The problem is the indexed generated column. Remove that, and things should be more stable.

tentatively verifying as duplicate of internal:

Bug 23573575 - GCOLS: SIMPLE DML, ASSERTION FAILURE: !CURSOR->INDEX->IS_COMMITTED()

Is it really a duplicate? https://dev.mysql.com/doc/relnotes/mysql/5.7/en/news-5-7-19.html says:

"If a REPLACE statement tried to update a row in a table containing a virtual generated column of type BLOB, subsequent DML statements could behave incorrectly. (Bug #23573575)"

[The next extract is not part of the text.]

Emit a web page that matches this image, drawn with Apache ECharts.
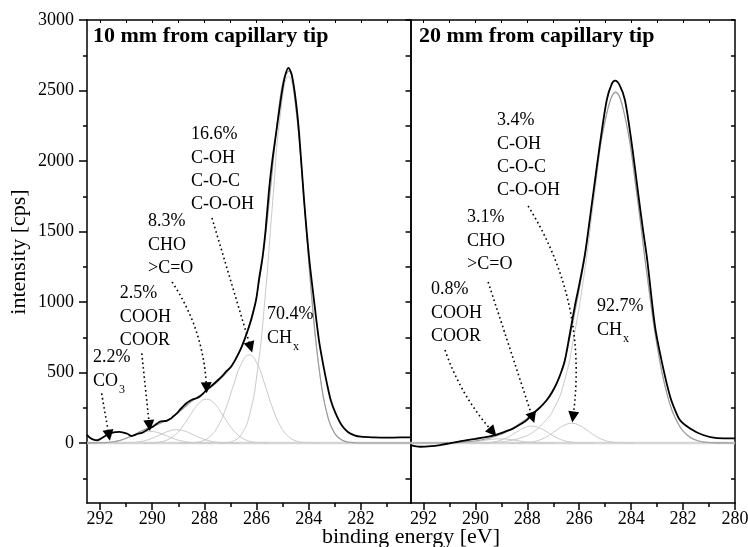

This refers to the bug number Shane mentioned, but description sounds different from what we see here in public comments (I fail to find any mention of generated column in any comment by the original bug reporter, for example).

Please, clarify.

Hm, now I cannot repeat the same thing on 5.7.21 anyway. So it is unsure if some other fix along the way helped.  If we see this occur again, will reopen the bug.